BEGIN Data segment
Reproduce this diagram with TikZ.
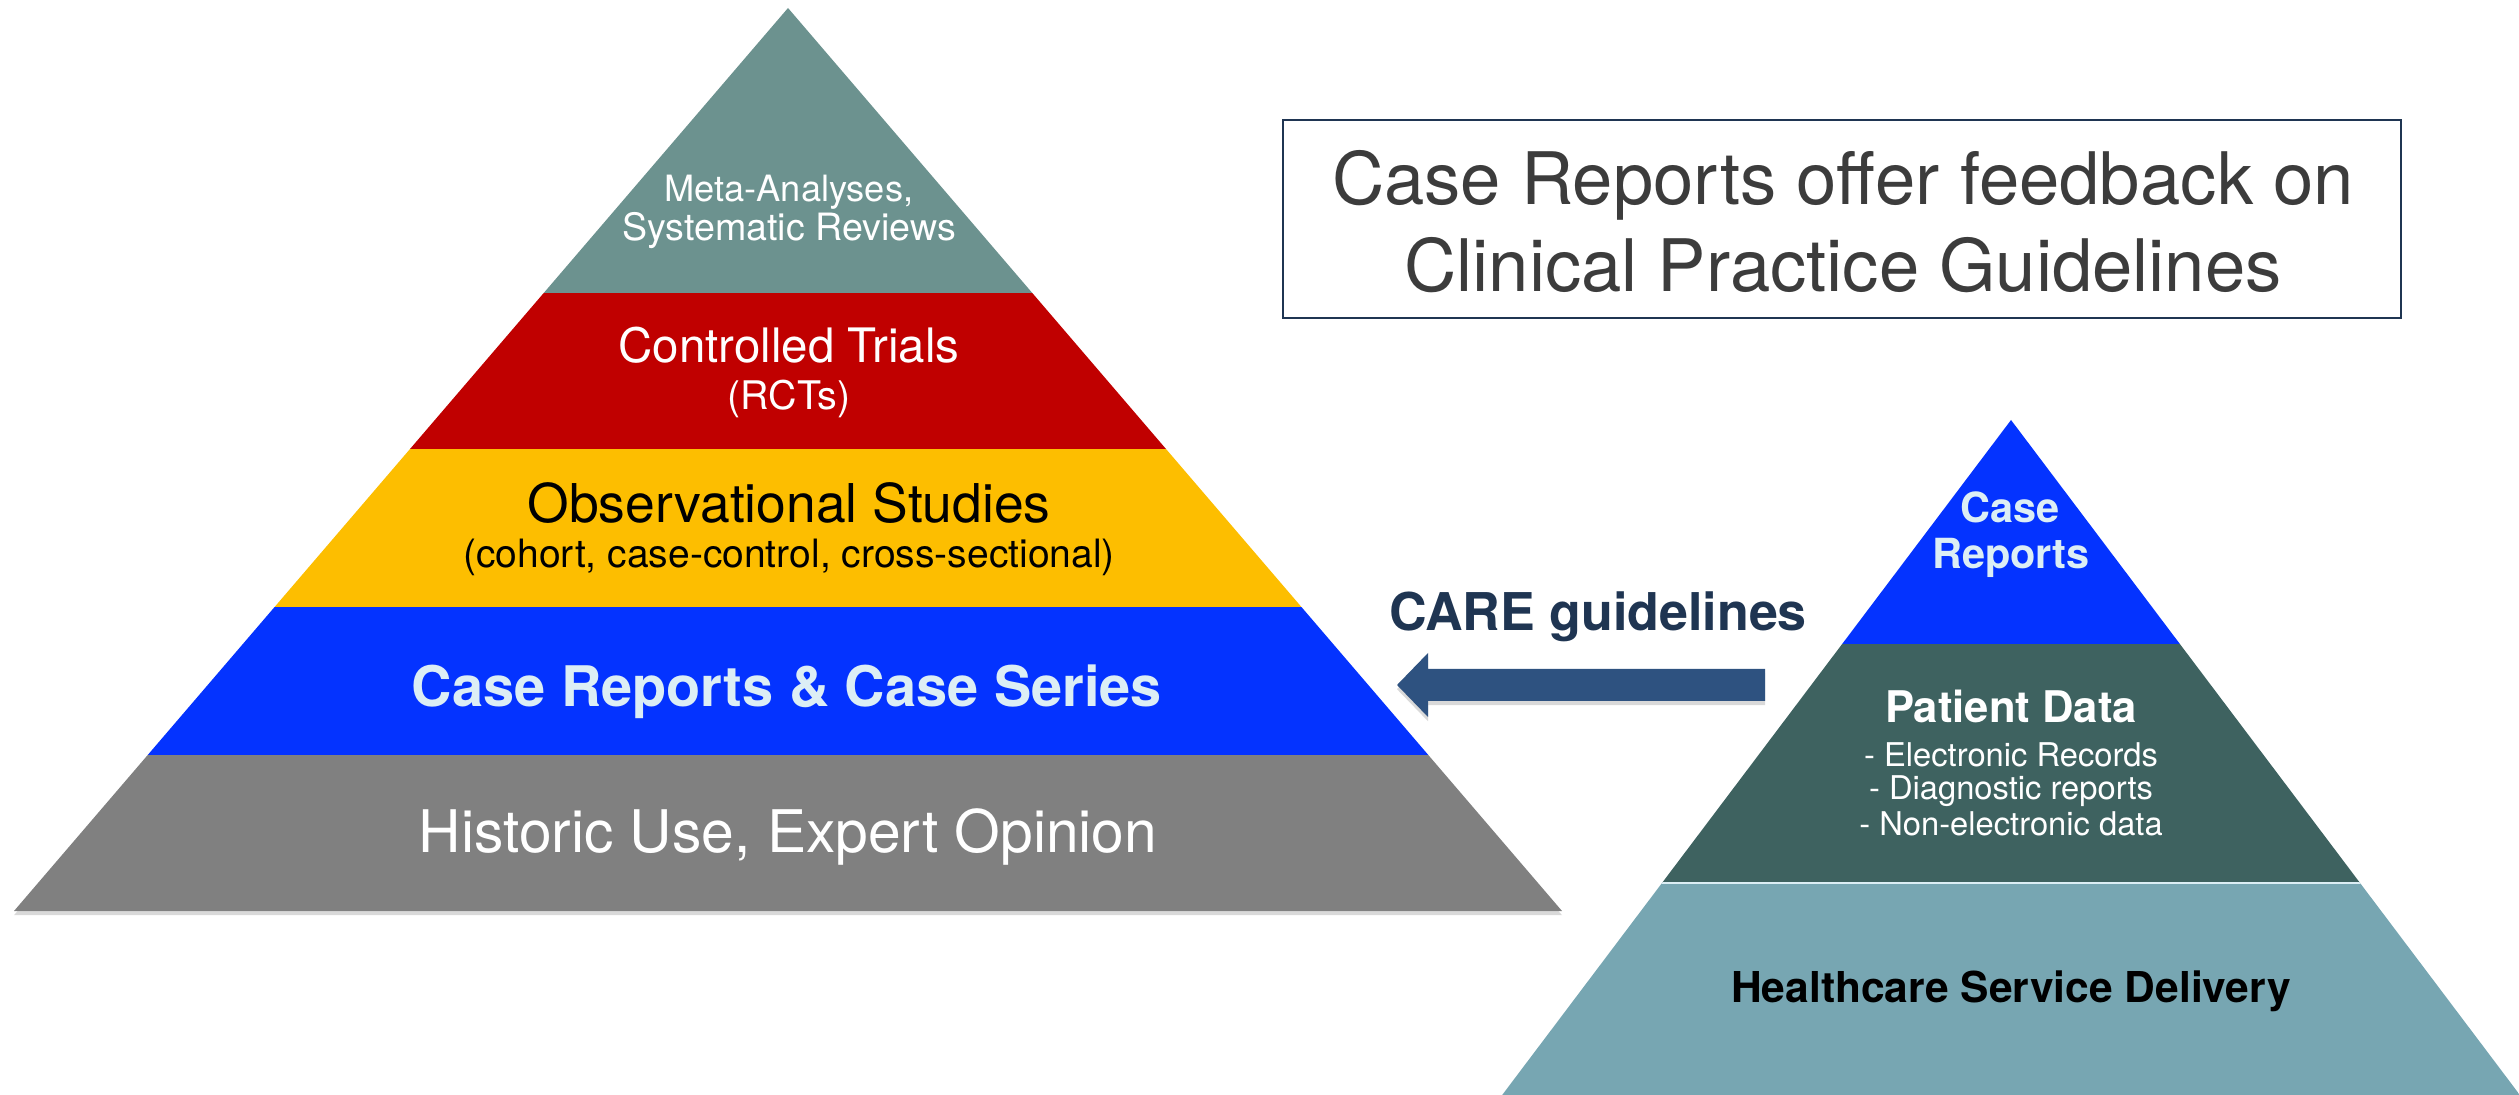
\documentclass[tikz,border=0pt]{standalone}
\usepackage{fontspec}
\setmainfont{TeX Gyre Heros}
\usetikzlibrary{shadows}

\definecolor{metateal}{HTML}{6C928F}
\definecolor{rctred}{HTML}{C00000}
\definecolor{obsyellow}{HTML}{FDBE00}
\definecolor{caseblue}{HTML}{0433FF}
\definecolor{histgray}{HTML}{808080}
\definecolor{datateal}{HTML}{3E6260}
\definecolor{careteal}{HTML}{77A6B2}
\definecolor{arrowblue}{HTML}{2E5280}
\definecolor{navytext}{HTML}{1F3552}
\definecolor{paleblue}{HTML}{DCEEF5}
\definecolor{boxtext}{HTML}{3C3C3C}

\newcommand{\fsz}[1]{\fontsize{#1}{#1}\selectfont}

\tikzset{
	lbl/.style={anchor=base, inner sep=0pt},
	softshadow/.style={drop shadow={shadow xshift=0pt, shadow yshift=-1.2pt, opacity=.3}},
}

\begin{document}
\begin{tikzpicture}[x=0.01cm,y=-0.01cm]
		\useasboundingbox (0,0) rectangle (2519,1095);
		% evidence pyramid
		\coordinate (top) at (788,8);
		\coordinate (bl) at (14,911);
		\coordinate (br) at (1562,911);
		\fill[white, softshadow] (top) -- (bl) -- (br) -- cycle;
		\begin{scope}
			\clip (top) -- (bl) -- (br) -- cycle;
			\fill[metateal] (0,0) rectangle (1600,293);
			\fill[rctred] (0,293) rectangle (1600,449);
			\fill[obsyellow] (0,449) rectangle (1600,607);
			\fill[caseblue] (0,607) rectangle (1600,755);
			\fill[histgray] (0,755) rectangle (1600,912);
		\end{scope}
		\node[lbl, white] (meta1) at (789,202) {\fsz{10.3pt}Meta-Analyses,};
		\node[lbl, white] (meta2) at (789,241) {\fsz{10.7pt}Systematic Reviews};
		\node[lbl, white] (rct) at (789,363) {\fsz{13.5pt}Controlled Trials};
		\node[lbl, white] (rctabbr) at (789,410) {\fsz{11.2pt}(RCTs)};
		\node[lbl] (obs) at (789,523) {\fsz{15.2pt}Observational Studies};
		\node[lbl] (obsnote) at (789,568) {\fsz{11.1pt}(cohort, case-control, cross-sectional)};
		\node[lbl, paleblue] (series) at (787,707) {\fsz{15.9pt}\bfseries Case Reports \& Case Series};
		\node[lbl, white] (hist) at (788,852) {\fsz{16.7pt}Historic Use, Expert Opinion};
		% feedback box
		\node[draw=navytext, line width=.6pt, minimum width=11.18cm, minimum height=1.98cm] (claim) at (1842,219) {};
		\node[lbl, boxtext] (claim1) at (1843,205) {\fsz{20.6pt}Case Reports offer feedback on};
		\node[lbl, boxtext] (claim2) at (1843,292) {\fsz{20.6pt}Clinical Practice Guidelines};
		% CARE arrow
		\coordinate (tip) at (1397,685);
		\coordinate (tailtop) at (1765,669);
		\coordinate (tailbot) at (1765,701);
		\fill[arrowblue, softshadow] (tailtop) -- (1428,669) -- (1428,653) -- (tip) -- (1428,717) -- (1428,701) -- (tailbot) -- cycle;
		\node[lbl, navytext] (care) at (1598,631) {\fsz{14.8pt}\bfseries CARE guidelines};
		% practice pyramid
		\begin{scope}
			\clip (0,0) rectangle (2519,1095);
			\clip (2011,420) -- (1423,1200) -- (2599,1200) -- cycle;
			\fill[caseblue] (1400,400) rectangle (2600,644);
			\fill[datateal] (1400,644) rectangle (2600,883);
			\fill[careteal] (1400,883) rectangle (2600,1200);
			\draw[paleblue, line width=.5pt] (1400,883) -- (2600,883);
		\end{scope}
		\node[lbl, paleblue] (rcase) at (2010,523) {\fsz{11.8pt}\bfseries Case};
		\node[lbl, paleblue] (rreports) at (2011,569) {\fsz{11.8pt}\bfseries Reports};
		\node[lbl, white] (pdata) at (2011,723) {\fsz{12.4pt}\bfseries Patient Data};
		\node[lbl, white] (pdata1) at (2011,767) {\fsz{9.3pt}- Electronic Records};
		\node[lbl, white] (pdata2) at (2011,800) {\fsz{9.3pt}- Diagnostic reports};
		\node[lbl, white] (pdata3) at (2011,835) {\fsz{9.3pt}- Non-electronic data};
		\node[lbl] (delivery) at (2011,1002) {\fsz{12.1pt}\bfseries Healthcare Service Delivery};
\end{tikzpicture}
\end{document}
END Data segment
--- Exercise prompt ---
Return each line exactly as written. Any picture gets left out.

--- Right answer ---
Reproduce this diagram with TikZ.
\documentclass[tikz,border=0pt]{standalone}
\usepackage{fontspec}
\setmainfont{TeX Gyre Heros}
\usetikzlibrary{shadows}

\definecolor{metateal}{HTML}{6C928F}
\definecolor{rctred}{HTML}{C00000}
\definecolor{obsyellow}{HTML}{FDBE00}
\definecolor{caseblue}{HTML}{0433FF}
\definecolor{histgray}{HTML}{808080}
\definecolor{datateal}{HTML}{3E6260}
\definecolor{careteal}{HTML}{77A6B2}
\definecolor{arrowblue}{HTML}{2E5280}
\definecolor{navytext}{HTML}{1F3552}
\definecolor{paleblue}{HTML}{DCEEF5}
\definecolor{boxtext}{HTML}{3C3C3C}

\newcommand{\fsz}[1]{\fontsize{#1}{#1}\selectfont}

\tikzset{
	lbl/.style={anchor=base, inner sep=0pt},
	softshadow/.style={drop shadow={shadow xshift=0pt, shadow yshift=-1.2pt, opacity=.3}},
}

\begin{document}
\begin{tikzpicture}[x=0.01cm,y=-0.01cm]
		\useasboundingbox (0,0) rectangle (2519,1095);
		% evidence pyramid
		\coordinate (top) at (788,8);
		\coordinate (bl) at (14,911);
		\coordinate (br) at (1562,911);
		\fill[white, softshadow] (top) -- (bl) -- (br) -- cycle;
		\begin{scope}
			\clip (top) -- (bl) -- (br) -- cycle;
			\fill[metateal] (0,0) rectangle (1600,293);
			\fill[rctred] (0,293) rectangle (1600,449);
			\fill[obsyellow] (0,449) rectangle (1600,607);
			\fill[caseblue] (0,607) rectangle (1600,755);
			\fill[histgray] (0,755) rectangle (1600,912);
		\end{scope}
		\node[lbl, white] (meta1) at (789,202) {\fsz{10.3pt}Meta-Analyses,};
		\node[lbl, white] (meta2) at (789,241) {\fsz{10.7pt}Systematic Reviews};
		\node[lbl, white] (rct) at (789,363) {\fsz{13.5pt}Controlled Trials};
		\node[lbl, white] (rctabbr) at (789,410) {\fsz{11.2pt}(RCTs)};
		\node[lbl] (obs) at (789,523) {\fsz{15.2pt}Observational Studies};
		\node[lbl] (obsnote) at (789,568) {\fsz{11.1pt}(cohort, case-control, cross-sectional)};
		\node[lbl, paleblue] (series) at (787,707) {\fsz{15.9pt}\bfseries Case Reports \& Case Series};
		\node[lbl, white] (hist) at (788,852) {\fsz{16.7pt}Historic Use, Expert Opinion};
		% feedback box
		\node[draw=navytext, line width=.6pt, minimum width=11.18cm, minimum height=1.98cm] (claim) at (1842,219) {};
		\node[lbl, boxtext] (claim1) at (1843,205) {\fsz{20.6pt}Case Reports offer feedback on};
		\node[lbl, boxtext] (claim2) at (1843,292) {\fsz{20.6pt}Clinical Practice Guidelines};
		% CARE arrow
		\coordinate (tip) at (1397,685);
		\coordinate (tailtop) at (1765,669);
		\coordinate (tailbot) at (1765,701);
		\fill[arrowblue, softshadow] (tailtop) -- (1428,669) -- (1428,653) -- (tip) -- (1428,717) -- (1428,701) -- (tailbot) -- cycle;
		\node[lbl, navytext] (care) at (1598,631) {\fsz{14.8pt}\bfseries CARE guidelines};
		% practice pyramid
		\begin{scope}
			\clip (0,0) rectangle (2519,1095);
			\clip (2011,420) -- (1423,1200) -- (2599,1200) -- cycle;
			\fill[caseblue] (1400,400) rectangle (2600,644);
			\fill[datateal] (1400,644) rectangle (2600,883);
			\fill[careteal] (1400,883) rectangle (2600,1200);
			\draw[paleblue, line width=.5pt] (1400,883) -- (2600,883);
		\end{scope}
		\node[lbl, paleblue] (rcase) at (2010,523) {\fsz{11.8pt}\bfseries Case};
		\node[lbl, paleblue] (rreports) at (2011,569) {\fsz{11.8pt}\bfseries Reports};
		\node[lbl, white] (pdata) at (2011,723) {\fsz{12.4pt}\bfseries Patient Data};
		\node[lbl, white] (pdata1) at (2011,767) {\fsz{9.3pt}- Electronic Records};
		\node[lbl, white] (pdata2) at (2011,800) {\fsz{9.3pt}- Diagnostic reports};
		\node[lbl, white] (pdata3) at (2011,835) {\fsz{9.3pt}- Non-electronic data};
		\node[lbl] (delivery) at (2011,1002) {\fsz{12.1pt}\bfseries Healthcare Service Delivery};
\end{tikzpicture}
\end{document}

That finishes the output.